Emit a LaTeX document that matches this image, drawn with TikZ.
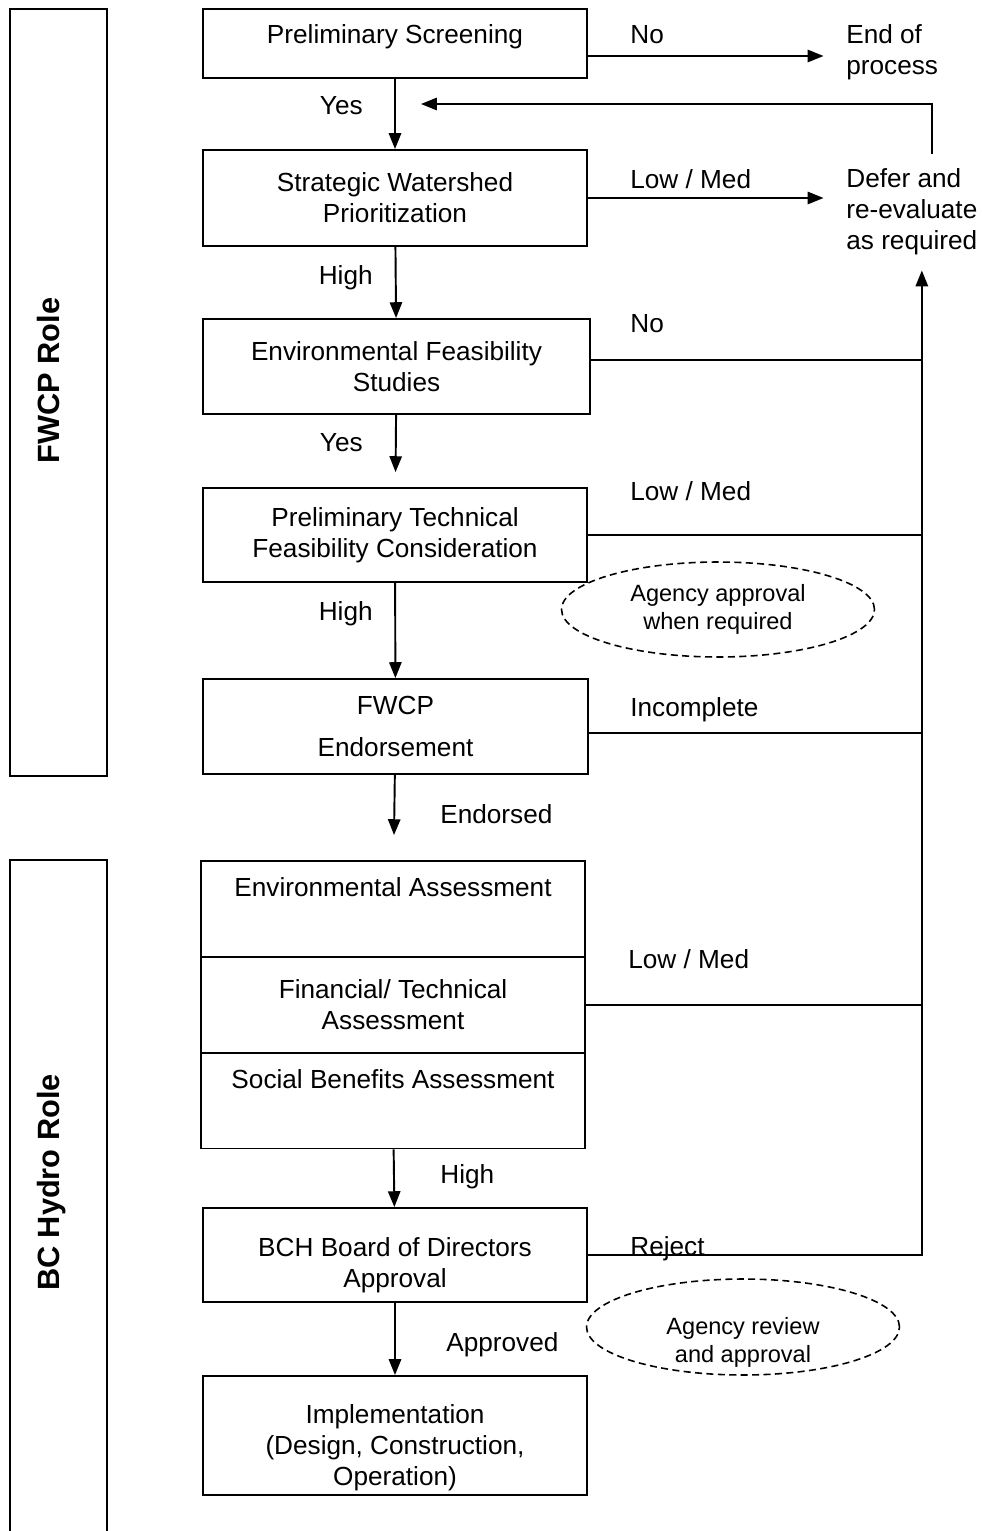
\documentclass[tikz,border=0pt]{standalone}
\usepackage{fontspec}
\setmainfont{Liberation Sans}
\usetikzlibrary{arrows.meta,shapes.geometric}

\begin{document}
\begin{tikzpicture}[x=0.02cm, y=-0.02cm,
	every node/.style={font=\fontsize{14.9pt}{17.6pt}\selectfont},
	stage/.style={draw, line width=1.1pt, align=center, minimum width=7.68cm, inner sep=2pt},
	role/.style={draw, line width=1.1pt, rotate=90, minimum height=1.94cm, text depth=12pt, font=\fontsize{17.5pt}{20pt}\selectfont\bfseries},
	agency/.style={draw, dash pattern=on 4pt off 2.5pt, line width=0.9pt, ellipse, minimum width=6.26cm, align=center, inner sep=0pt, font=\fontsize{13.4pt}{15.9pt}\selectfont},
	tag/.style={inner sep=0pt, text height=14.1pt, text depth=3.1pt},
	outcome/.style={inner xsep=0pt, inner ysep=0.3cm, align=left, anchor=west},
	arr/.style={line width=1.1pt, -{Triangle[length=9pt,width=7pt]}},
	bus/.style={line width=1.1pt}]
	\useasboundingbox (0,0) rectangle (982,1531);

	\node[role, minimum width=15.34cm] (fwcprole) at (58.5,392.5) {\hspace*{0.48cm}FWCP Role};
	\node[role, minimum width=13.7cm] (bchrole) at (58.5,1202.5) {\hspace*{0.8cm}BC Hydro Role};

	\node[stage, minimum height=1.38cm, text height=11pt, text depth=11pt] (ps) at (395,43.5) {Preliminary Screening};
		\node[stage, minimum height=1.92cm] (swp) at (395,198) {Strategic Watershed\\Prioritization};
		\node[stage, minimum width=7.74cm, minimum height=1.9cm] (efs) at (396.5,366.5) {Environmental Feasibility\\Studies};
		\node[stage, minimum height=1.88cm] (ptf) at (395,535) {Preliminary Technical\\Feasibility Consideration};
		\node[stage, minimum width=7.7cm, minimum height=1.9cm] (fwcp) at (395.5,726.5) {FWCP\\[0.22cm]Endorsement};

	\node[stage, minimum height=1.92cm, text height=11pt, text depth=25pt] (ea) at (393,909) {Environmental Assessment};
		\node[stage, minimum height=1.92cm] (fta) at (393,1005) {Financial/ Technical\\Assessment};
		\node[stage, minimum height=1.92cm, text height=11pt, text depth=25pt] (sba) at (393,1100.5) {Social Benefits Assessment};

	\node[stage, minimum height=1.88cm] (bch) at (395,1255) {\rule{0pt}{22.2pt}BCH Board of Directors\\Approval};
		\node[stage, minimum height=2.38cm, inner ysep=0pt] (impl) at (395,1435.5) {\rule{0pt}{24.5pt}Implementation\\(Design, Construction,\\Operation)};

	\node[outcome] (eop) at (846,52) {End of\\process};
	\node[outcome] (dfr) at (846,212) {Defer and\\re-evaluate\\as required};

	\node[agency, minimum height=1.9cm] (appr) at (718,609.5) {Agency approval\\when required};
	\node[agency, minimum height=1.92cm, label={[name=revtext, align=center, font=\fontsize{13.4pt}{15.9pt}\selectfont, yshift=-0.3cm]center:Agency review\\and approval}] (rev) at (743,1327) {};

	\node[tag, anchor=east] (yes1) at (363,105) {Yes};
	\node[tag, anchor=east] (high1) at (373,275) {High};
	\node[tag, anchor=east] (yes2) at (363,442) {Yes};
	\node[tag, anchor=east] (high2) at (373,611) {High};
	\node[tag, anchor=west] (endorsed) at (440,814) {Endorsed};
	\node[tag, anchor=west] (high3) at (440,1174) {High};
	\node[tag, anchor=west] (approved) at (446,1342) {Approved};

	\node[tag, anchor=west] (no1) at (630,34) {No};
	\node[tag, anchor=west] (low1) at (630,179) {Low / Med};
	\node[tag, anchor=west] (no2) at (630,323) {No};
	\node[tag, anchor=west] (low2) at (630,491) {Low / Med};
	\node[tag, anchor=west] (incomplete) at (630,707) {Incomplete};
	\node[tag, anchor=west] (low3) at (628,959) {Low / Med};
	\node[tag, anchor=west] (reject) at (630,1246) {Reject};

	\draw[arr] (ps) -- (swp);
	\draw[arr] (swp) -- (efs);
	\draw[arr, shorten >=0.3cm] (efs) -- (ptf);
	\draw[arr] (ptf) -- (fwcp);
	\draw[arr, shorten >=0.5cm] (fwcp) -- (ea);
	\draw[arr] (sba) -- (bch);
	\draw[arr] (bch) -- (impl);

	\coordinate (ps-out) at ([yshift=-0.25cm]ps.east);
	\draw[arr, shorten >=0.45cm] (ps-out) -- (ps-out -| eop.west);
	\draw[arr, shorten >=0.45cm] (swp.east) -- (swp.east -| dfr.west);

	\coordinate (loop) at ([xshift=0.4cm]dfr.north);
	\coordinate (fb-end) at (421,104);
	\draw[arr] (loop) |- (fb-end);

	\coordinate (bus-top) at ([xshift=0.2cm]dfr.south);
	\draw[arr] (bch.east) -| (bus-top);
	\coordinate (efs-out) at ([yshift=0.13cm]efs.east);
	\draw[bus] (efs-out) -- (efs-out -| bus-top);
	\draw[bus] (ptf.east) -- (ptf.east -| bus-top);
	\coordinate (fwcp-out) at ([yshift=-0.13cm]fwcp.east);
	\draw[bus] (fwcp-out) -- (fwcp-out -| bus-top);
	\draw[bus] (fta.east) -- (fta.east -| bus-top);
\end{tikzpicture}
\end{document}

What you have to do: Every line above should be returned exactly; the pictures stay out.

Completed task:
Emit a LaTeX document that matches this image, drawn with TikZ.
\documentclass[tikz,border=0pt]{standalone}
\usepackage{fontspec}
\setmainfont{Liberation Sans}
\usetikzlibrary{arrows.meta,shapes.geometric}

\begin{document}
\begin{tikzpicture}[x=0.02cm, y=-0.02cm,
	every node/.style={font=\fontsize{14.9pt}{17.6pt}\selectfont},
	stage/.style={draw, line width=1.1pt, align=center, minimum width=7.68cm, inner sep=2pt},
	role/.style={draw, line width=1.1pt, rotate=90, minimum height=1.94cm, text depth=12pt, font=\fontsize{17.5pt}{20pt}\selectfont\bfseries},
	agency/.style={draw, dash pattern=on 4pt off 2.5pt, line width=0.9pt, ellipse, minimum width=6.26cm, align=center, inner sep=0pt, font=\fontsize{13.4pt}{15.9pt}\selectfont},
	tag/.style={inner sep=0pt, text height=14.1pt, text depth=3.1pt},
	outcome/.style={inner xsep=0pt, inner ysep=0.3cm, align=left, anchor=west},
	arr/.style={line width=1.1pt, -{Triangle[length=9pt,width=7pt]}},
	bus/.style={line width=1.1pt}]
	\useasboundingbox (0,0) rectangle (982,1531);

	\node[role, minimum width=15.34cm] (fwcprole) at (58.5,392.5) {\hspace*{0.48cm}FWCP Role};
	\node[role, minimum width=13.7cm] (bchrole) at (58.5,1202.5) {\hspace*{0.8cm}BC Hydro Role};

	\node[stage, minimum height=1.38cm, text height=11pt, text depth=11pt] (ps) at (395,43.5) {Preliminary Screening};
		\node[stage, minimum height=1.92cm] (swp) at (395,198) {Strategic Watershed\\Prioritization};
		\node[stage, minimum width=7.74cm, minimum height=1.9cm] (efs) at (396.5,366.5) {Environmental Feasibility\\Studies};
		\node[stage, minimum height=1.88cm] (ptf) at (395,535) {Preliminary Technical\\Feasibility Consideration};
		\node[stage, minimum width=7.7cm, minimum height=1.9cm] (fwcp) at (395.5,726.5) {FWCP\\[0.22cm]Endorsement};

	\node[stage, minimum height=1.92cm, text height=11pt, text depth=25pt] (ea) at (393,909) {Environmental Assessment};
		\node[stage, minimum height=1.92cm] (fta) at (393,1005) {Financial/ Technical\\Assessment};
		\node[stage, minimum height=1.92cm, text height=11pt, text depth=25pt] (sba) at (393,1100.5) {Social Benefits Assessment};

	\node[stage, minimum height=1.88cm] (bch) at (395,1255) {\rule{0pt}{22.2pt}BCH Board of Directors\\Approval};
		\node[stage, minimum height=2.38cm, inner ysep=0pt] (impl) at (395,1435.5) {\rule{0pt}{24.5pt}Implementation\\(Design, Construction,\\Operation)};

	\node[outcome] (eop) at (846,52) {End of\\process};
	\node[outcome] (dfr) at (846,212) {Defer and\\re-evaluate\\as required};

	\node[agency, minimum height=1.9cm] (appr) at (718,609.5) {Agency approval\\when required};
	\node[agency, minimum height=1.92cm, label={[name=revtext, align=center, font=\fontsize{13.4pt}{15.9pt}\selectfont, yshift=-0.3cm]center:Agency review\\and approval}] (rev) at (743,1327) {};

	\node[tag, anchor=east] (yes1) at (363,105) {Yes};
	\node[tag, anchor=east] (high1) at (373,275) {High};
	\node[tag, anchor=east] (yes2) at (363,442) {Yes};
	\node[tag, anchor=east] (high2) at (373,611) {High};
	\node[tag, anchor=west] (endorsed) at (440,814) {Endorsed};
	\node[tag, anchor=west] (high3) at (440,1174) {High};
	\node[tag, anchor=west] (approved) at (446,1342) {Approved};

	\node[tag, anchor=west] (no1) at (630,34) {No};
	\node[tag, anchor=west] (low1) at (630,179) {Low / Med};
	\node[tag, anchor=west] (no2) at (630,323) {No};
	\node[tag, anchor=west] (low2) at (630,491) {Low / Med};
	\node[tag, anchor=west] (incomplete) at (630,707) {Incomplete};
	\node[tag, anchor=west] (low3) at (628,959) {Low / Med};
	\node[tag, anchor=west] (reject) at (630,1246) {Reject};

	\draw[arr] (ps) -- (swp);
	\draw[arr] (swp) -- (efs);
	\draw[arr, shorten >=0.3cm] (efs) -- (ptf);
	\draw[arr] (ptf) -- (fwcp);
	\draw[arr, shorten >=0.5cm] (fwcp) -- (ea);
	\draw[arr] (sba) -- (bch);
	\draw[arr] (bch) -- (impl);

	\coordinate (ps-out) at ([yshift=-0.25cm]ps.east);
	\draw[arr, shorten >=0.45cm] (ps-out) -- (ps-out -| eop.west);
	\draw[arr, shorten >=0.45cm] (swp.east) -- (swp.east -| dfr.west);

	\coordinate (loop) at ([xshift=0.4cm]dfr.north);
	\coordinate (fb-end) at (421,104);
	\draw[arr] (loop) |- (fb-end);

	\coordinate (bus-top) at ([xshift=0.2cm]dfr.south);
	\draw[arr] (bch.east) -| (bus-top);
	\coordinate (efs-out) at ([yshift=0.13cm]efs.east);
	\draw[bus] (efs-out) -- (efs-out -| bus-top);
	\draw[bus] (ptf.east) -- (ptf.east -| bus-top);
	\coordinate (fwcp-out) at ([yshift=-0.13cm]fwcp.east);
	\draw[bus] (fwcp-out) -- (fwcp-out -| bus-top);
	\draw[bus] (fta.east) -- (fta.east -| bus-top);
\end{tikzpicture}
\end{document}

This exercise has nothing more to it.